Hybrid Tea Roses Picture
Hybrid Tea is a Cultivar Group of roses, created by cross-breeding two different types of roses. Grown one flower to a long stem, they are supported by long, straight and upright stems. Most can be as tall as 1.8 meters and are repeat flowering. Each flower can grow to 8-12.5 cm wide. Hybrid Teas are the world's most popular type of rose by choice due to their color and flower form. With their long stems, it gives them the advantage, over others, as cut flowers. Most varieties, however, lack fragrance and can be difficult to grow in the home garden due to a lack of disease resistance and susceptibility to cold temperatures.

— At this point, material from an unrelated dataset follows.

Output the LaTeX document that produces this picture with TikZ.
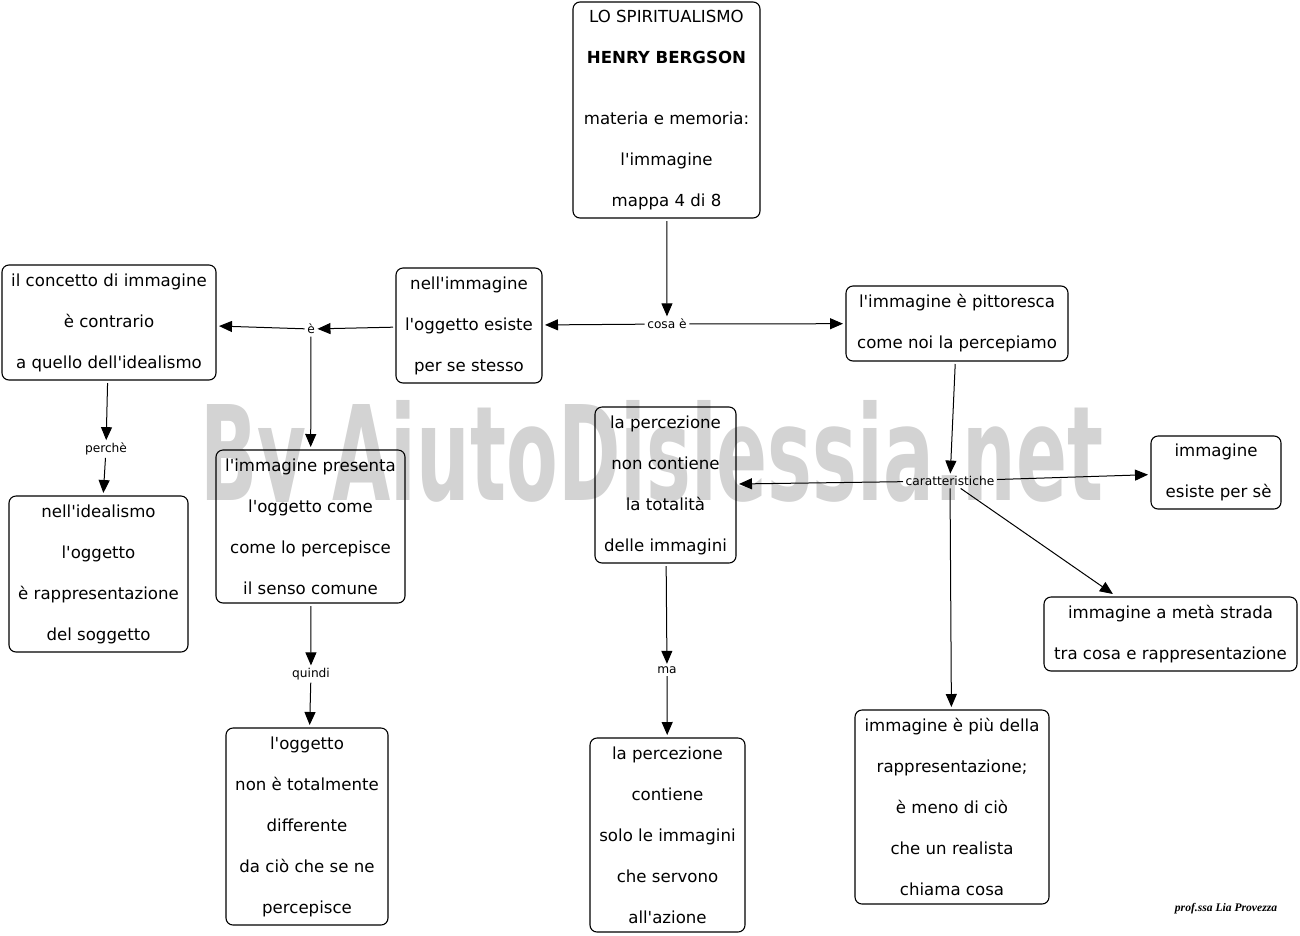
\documentclass[tikz,border=0pt]{standalone}
\usepackage{fontspec}
\usepackage{graphicx}
\usetikzlibrary{arrows.meta}
\newfontfamily\dvs{DejaVu Sans}
\newfontfamily\wmfont{DejaVu Sans Condensed}
\newfontfamily\sigfont{Liberation Serif}
\definecolor{wmgray}{HTML}{D3D3D3}
\begin{document}
\begin{tikzpicture}[x=1pt,y=-1pt,
  box/.style={draw, rounded corners=7pt, line width=1.1pt, align=center, inner sep=0pt, outer sep=3pt, font=\dvs\fontsize{16.6}{41}\selectfont},
  lab/.style={font=\dvs\fontsize{12.2}{14}\selectfont, inner sep=2.5pt},
  arr/.style={-{Triangle[length=13pt,width=11pt]}, line width=1pt}]
\useasboundingbox (0,0) rectangle (1300,935);
% watermark
\begin{scope}
\clip (0,380) rectangle (1300,501);
\node[anchor=base west, inner sep=0pt, text=wmgray] (wm) at (200,500) {\resizebox{903pt}{100pt}{\wmfont\bfseries By AiutoDislessia.net}};
\end{scope}
% boxes
\node[box, minimum width=187pt, minimum height=216pt] (top) at (666.5,110) {LO SPIRITUALISMO\\\textbf{HENRY BERGSON}\\[20.5pt]materia e memoria:\\l'immagine\\mappa 4 di 8};
\node[box, minimum width=146pt, minimum height=115pt] (n2) at (469,325.5) {nell'immagine\\l'oggetto esiste\\per se stesso};
\node[box, minimum width=214pt, minimum height=115pt] (n3) at (109,322.5) {il concetto di immagine\\è contrario\\a quello dell'idealismo};
\node[box, minimum width=222pt, minimum height=75pt] (n4) at (957,323.5) {l'immagine è pittoresca\\come noi la percepiamo};
\node[box, minimum width=141pt, minimum height=156pt] (n5) at (665.5,485) {la percezione\\non contiene\\la totalità\\delle immagini};
\node[box, minimum width=130pt, minimum height=73pt] (n6) at (1216,472.5) {immagine\\\ esiste per sè};
\node[box, minimum width=179pt, minimum height=156pt] (n7) at (98.5,574) {nell'idealismo\\l'oggetto\\è rappresentazione\\del soggetto};
\node[box, minimum width=189pt, minimum height=153pt] (n8) at (310.5,526.5) {l'immagine presenta\\l'oggetto come\\come lo percepisce\\il senso comune};
\node[box, minimum width=253pt, minimum height=74pt] (n9) at (1170.5,634) {immagine a metà strada\\tra cosa e rappresentazione};
\node[box, minimum width=162pt, minimum height=197pt] (n10) at (307,826.5) {l'oggetto\\non è totalmente\\differente\\da ciò che se ne\\percepisce};
\node[box, minimum width=155pt, minimum height=194pt] (n11) at (667.5,835) {la percezione\\contiene\\solo le immagini\\che servono\\all'azione};
\node[box, minimum width=194pt, minimum height=194pt] (n12) at (952,807) {immagine è più della\\rappresentazione;\\è meno di ciò\\che un realista\\chiama cosa};
% labels
\node[lab] (cosa) at (667,324) {cosa è};
\node[lab] (e) at (311,329) {è};
\node[lab] (perche) at (106,449) {perchè};
\node[lab] (car) at (950,481) {caratteristiche};
\node[lab] (quindi) at (311,674) {quindi};
\node[lab] (ma) at (667,670) {ma};
% signature
\node[font=\sigfont\itshape\bfseries\fontsize{11.6}{13}\selectfont, inner sep=0pt] (sig) at (1226,909) {prof.ssa Lia Provezza};
% connectors
\draw[arr] (top) -- (cosa);
\draw[arr] (cosa) -- (n2);
\draw[arr] (cosa) -- (n4);
\draw[arr] (n2) -- (e);
\draw[arr] (e) -- (n3);
\draw[arr] (e) -- (n8);
\draw[arr] (n3) -- (perche);
\draw[arr] (perche) -- (n7);
\draw[arr] (n4) -- (car);
\draw[arr] (car) -- (n5);
\draw[arr] (car) -- (n6);
\draw[arr] (car) -- (n9);
\draw[arr] (car) -- (n12);
\draw[arr] (n8) -- (quindi);
\draw[arr] (quindi) -- (n10);
\draw[arr] (n5) -- (ma);
\draw[arr] (ma) -- (n11);
\end{tikzpicture}
\end{document}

The birth of the world's first hybrid tea is generally accepted to have been 'La France' in 1867. It was raised by Jean-Baptiste Guillot, a French nurseryman. He did it by hybridizing a Tea rose, supposedly 'Madame Bravy,' with a Hybrid Perpetual, supposedly 'Madame Victor Verdier,' hence 'hybrid tea' (The parentage is uncertain; 'La France' may have been a seedling of the Tea 'Madame Falcot'). Today, 'La France' survives and can still be found at nurseries specializing in old garden roses like it.
Propagation of hybrid tea roses can be done by budding, a technique that involves grafting buds from a parent plant onto strongly growing rootstocks. One type of such rootstocks is the R. multiflora.
Most hybrid teas are hardy plants and can withstand a relatively cold winter. Protection is required however, to prevent the temperature of the bud union falling below −12 C, beyond which it can be killed or damaged.
Some hybrid teas are named after royalty, presidents as well as entertainment celebrities. Some have become a legend - like the 'Peace' rose, a rose hybridized in France just prior to World War II. It was reportedly sent to the US on the last plane available before the German invasion. Safely propagated by the Conard Pyle Company in the US during the war, 'Peace' was introduced to the world in 1945. Called 'Gloria Dei' in Europe, it remains a favorite symbol of hope for the future. It celebrated its 50th anniversary in 1995.